The next Assembly and Executive will have a critical role to play in helping find short- and long-term solutions to problems in Belfast's Holylands, the University of Ulster’s Vice-Chancellor said today.
Professor Richard Barnett paid tribute to the efforts of around 80 volunteers from the University of Ulster, QUB and Belfast Metropolitan College yesterday alongside community and political representatives, the PSNI and Belfast City Council to minimise anti-social behaviour on St Patrick's Day.
The Vice-Chancellor said: "For the second year running, following months of planning and hard work by the academic institutions and other agencies, there was no repeat of the serious disturbances in 2009 in the Holylands.
"I would like to pay tribute to the many student volunteers, University of Ulster staff, chaplains and the efforts, in particular, of our Community Relations Officer Una Calvert and our Students' Union President Adrian Kelly, whose cool heads and rapport with young people helped defuse potentially difficult situations.
"The fact that we again avoided a repeat of St Patrick's Day 2009, while welcome, is not, however, a cause for celebration. In fact it only emphasises the need for short- and long-term solutions to social problems in the area.
"As they did last year, University of Ulster staff and students will be reviewing what worked and what didn't work on St Patrick's Day and throughout the academic year. I have no doubt all agencies and academic institutions working with the residents will be doing the same.
"However it is clear that what we are doing, as we said last year, is applying a sticking-plaster solution to the problem on St Patrick's Day.
"It was clear to our staff and student volunteers again this year that a lot of young people who are not students come into the Holylands, drink excessively and treat the area as a party zone or some kind of rite of passage and, in some cases, engage in anti-social behaviour.

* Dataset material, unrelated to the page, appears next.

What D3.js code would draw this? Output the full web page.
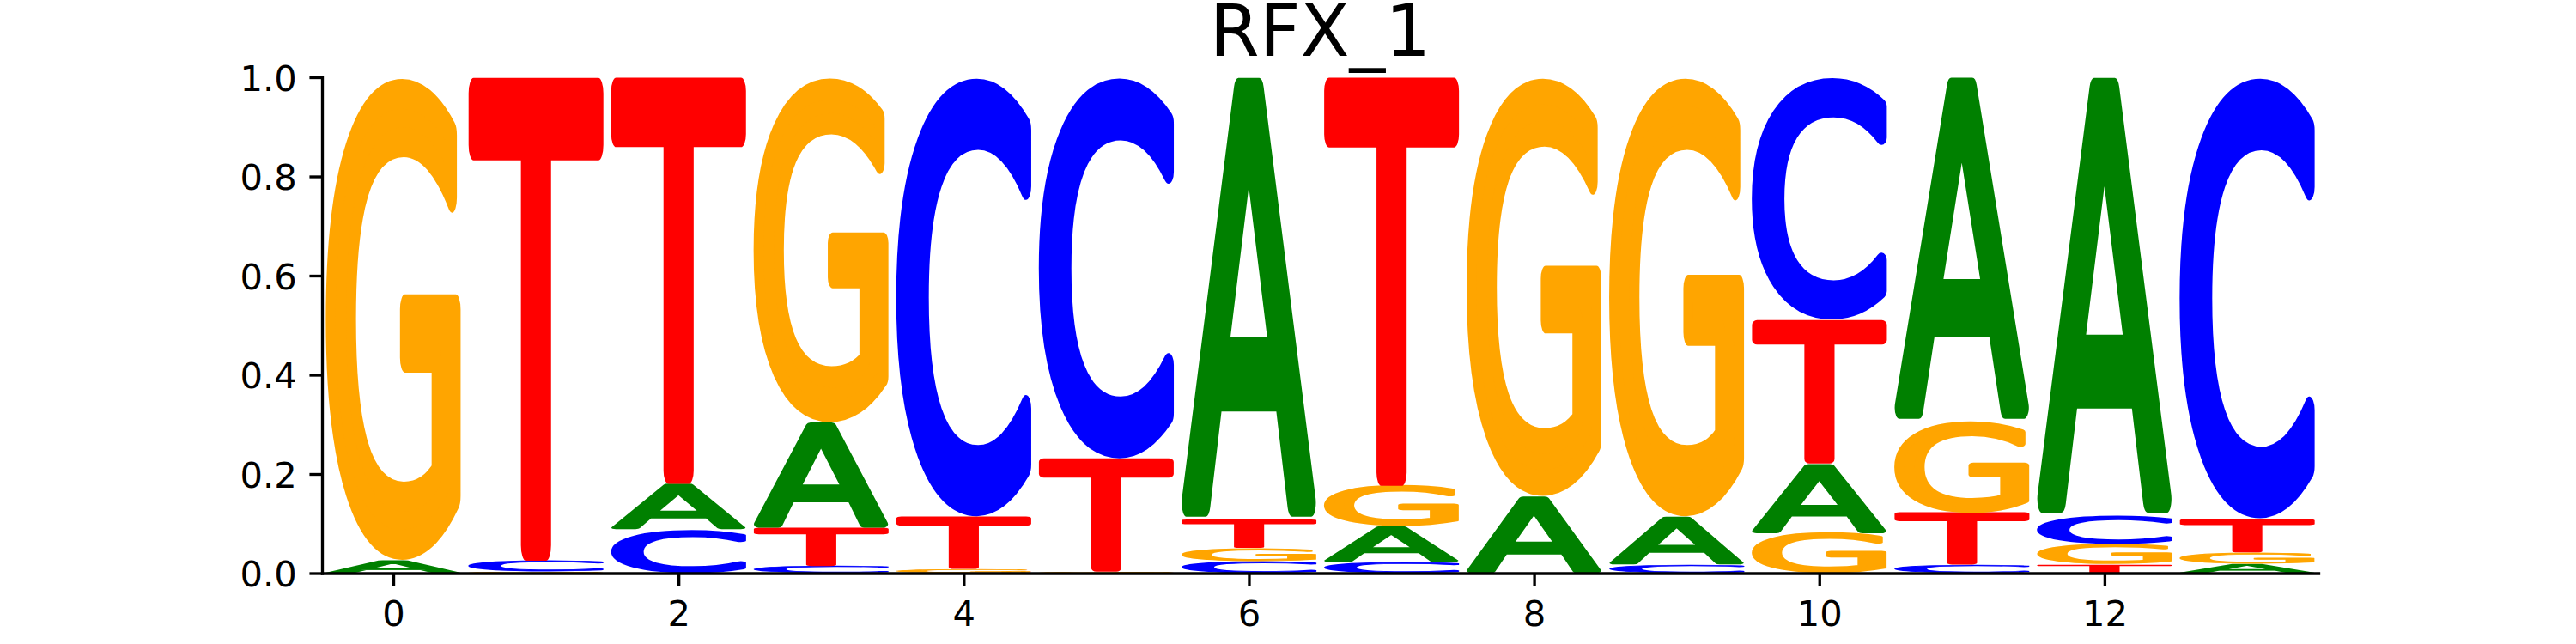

That issue will need to be addressed.
"The year-long problems of anti-social behaviour involving a minority of students as well as significant numbers of non-students, and tackling other crime in the area will need imaginative solutions, as will the need to tackle the binge drinking culture, housing and public realm issues.
"Those problems cannot be addressed by the academic institutions, the Holylands community and other stakeholders. Their resolution will require the ingenuity and commitment of the next Assembly and Executive, working alongside the community in the Holylands, the academic institutions, the PSNI and Belfast City Council in both the short- and long-term."